Fui crescendo aprendendo as intransponíveis diferenças e um dia me dei conta de que nem tudo pode ser exigido de todos indistintamente. Não podemos esperar atitudes do século 21 dum sujeito vindo ao mundo e dele se despedindo no século 19. O velho “o tempora o mores” de Cícero provavelmente terá aplicação legítima até a última geração da raça.
Agora, que é que se faz com milhões de pessoas que a cada ano pagam ingresso para assistir a touros sendo torturados em rodeios ou requintadamente massacrados em touradas ou galos a se atacar ou cães a se trucidar em rinhas? Sob apupos e ovações e relinchos duma audiência de neandertais que nada ficariam a dever em selvageria à plateia que frequentava os duelos mortais de escravos na Roma antiga?

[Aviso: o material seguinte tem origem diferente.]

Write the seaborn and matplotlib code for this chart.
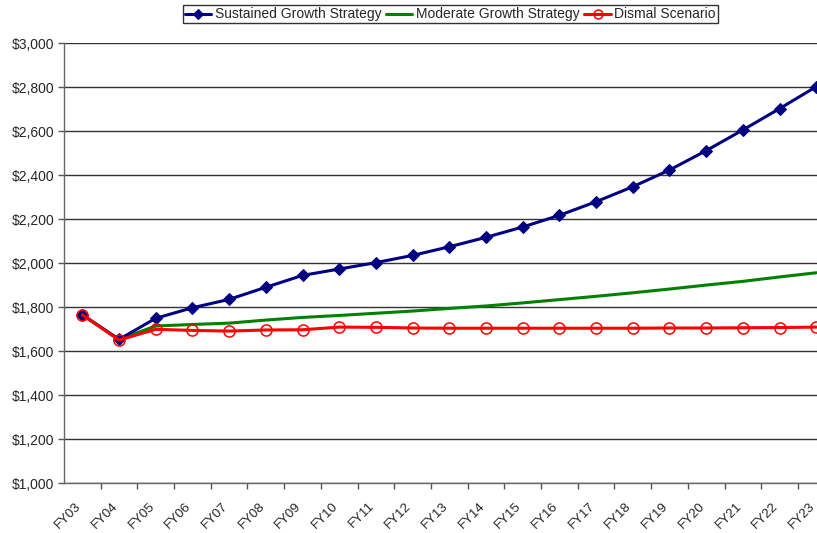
import numpy as np
import pandas as pd
import matplotlib
matplotlib.use('Agg')
import matplotlib.pyplot as plt
from matplotlib.ticker import FuncFormatter, FixedLocator
import seaborn as sns

years = ['FY03', 'FY04', 'FY05', 'FY06', 'FY07', 'FY08', 'FY09', 'FY10', 'FY11', 'FY12', 'FY13',
         'FY14', 'FY15', 'FY16', 'FY17', 'FY18', 'FY19', 'FY20', 'FY21', 'FY22', 'FY23']
sustained = [1766, 1654, 1750, 1798, 1836, 1891, 1945, 1974, 2003, 2036, 2075,
             2118, 2165, 2218, 2280, 2348, 2424, 2512, 2606, 2703, 2803]
moderate = [1766, 1654, 1715, 1722, 1728, 1742, 1754, 1763, 1773, 1783, 1795,
            1806, 1820, 1835, 1850, 1866, 1883, 1901, 1918, 1938, 1957]
dismal = [1766, 1651, 1700, 1695, 1692, 1697, 1698, 1710, 1709, 1706, 1705,
          1705, 1705, 1705, 1705, 1705, 1706, 1706, 1707, 1708, 1710]

sns.set_theme(style='white')
plt.rcParams['font.family'] = ['Liberation Sans', 'DejaVu Sans']

df = pd.DataFrame({'idx': np.arange(len(years)), 'sustained': sustained,
                   'moderate': moderate, 'dismal': dismal})

fig = plt.figure(figsize=(8.17, 5.33), dpi=100)
ax = fig.add_axes([0.0783, 0.0932, 0.9217, 0.8256])

sns.lineplot(data=df, x='idx', y='sustained', ax=ax, color='#000080', lw=2.2,
             marker='D', markersize=6, markeredgecolor='#000080',
             label='Sustained Growth Strategy', zorder=3)
sns.lineplot(data=df, x='idx', y='moderate', ax=ax, color='#008000', lw=2.2,
             label='Moderate Growth Strategy', zorder=2)
sns.lineplot(data=df, x='idx', y='dismal', ax=ax, color='#FF0000', lw=2.2,
             marker='o', markersize=8, markerfacecolor='none', markeredgecolor='#FF0000',
             markeredgewidth=1.1, label='Dismal Scenario', zorder=4)

ax.set_xlim(-0.5, 20.02)
ax.set_ylim(1000, 3000)
ax.set_yticks(np.arange(1000, 3001, 200))
ax.yaxis.set_major_formatter(FuncFormatter(lambda v, p: f'${v:,.0f}'))
ax.yaxis.grid(True, color='#333333', lw=1)
ax.set_axisbelow(True)

# labels sit a touch left of the category centre, like the original
ax.set_xticks(np.arange(len(years)) - 0.2)
ax.set_xticklabels(years, rotation=45, ha='right', rotation_mode='anchor', fontsize=9.5)
ax.xaxis.set_minor_locator(FixedLocator(np.arange(0.5, 20, 1)))
ax.tick_params(axis='x', which='major', length=0, pad=12)
ax.tick_params(axis='x', which='minor', length=4, width=1, color='#555555', direction='out', bottom=True)
ax.tick_params(axis='y', length=4, width=1, color='#555555', direction='out', left=True, labelsize=10, pad=3)
ax.set_xlabel('')
ax.set_ylabel('')

for s in ['top', 'right']:
    ax.spines[s].set_visible(False)
for s in ['left', 'bottom']:
    ax.spines[s].set_color('#666666')
    ax.spines[s].set_linewidth(1)

leg = ax.legend(loc='center', bbox_to_anchor=(0.551, 0.973), bbox_transform=fig.transFigure,
                ncol=3, fontsize=10, frameon=True, fancybox=False, edgecolor='black',
                handlelength=1.9, handletextpad=0.25, columnspacing=0.35,
                borderpad=0.15, borderaxespad=0, markerscale=0.8)
leg.get_frame().set_linewidth(1)

plt.savefig('out.png', dpi=100)
plt.close()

Vira e mexe leio nas mídias gente que se pretende inteligente como a gente tentando passar adiante a lorota de que nossa crueldade com os animais faz parte da nossa natureza tanto quanto qualquer outro de nossos atributos antropológicos e portanto deveríamos tomá-la absolutamente. Para esses caras evoluímos pouco ou nada até hoje. As batalhas de vida ou morte que travávamos contra seres formidavelmente terríveis, monstros quase míticos que sobrevivem apenas na ficção e em nossa memória atávica, ainda nos significam algo hoje. Não se deram conta de que somos os vencedores em nossa milenar missão civilizatória. Não perceberam que enfim derrotamos a natureza. E a devastamos a tal ponto, que infringimos os limites da nossa própria devastação.
Inacreditavelmente, reis de Espanha insistem em passear pela África a pretexto de distrair suas amantes em safáris sanguinários.
Inimaginavelmente, países que se proclamam evoluídos como os Estados Unidos e o Canadá e a Inglaterra ainda mantêm legalmente temporadas de caça a ursos e raposas e veados.
Absurdamente, Hollywood ainda propaga em seus filmes a noção de que abater animais silvestres a tiro é okay, desde que Johnny & Suzy adquiram uma licença para matar no bureau apropriado.
Dear god, o dentista teve a pachorra de viajar dos EUA à África meramente para imolar um ser tido até então como mito entre nativos.
Walter, por que simplesmente não fez como a maioria de seus patrícios que freak out e empunham a pistola de Dirty Harry e saem por universidades e escritórios dando cabo de antigos colegas?
Jesus fucking christ, Walter. Que foi que o lendário leão do Zimbábue te fez?
You mother fucker douchebag, gente inteligente como você é a prova de que não temos salvação.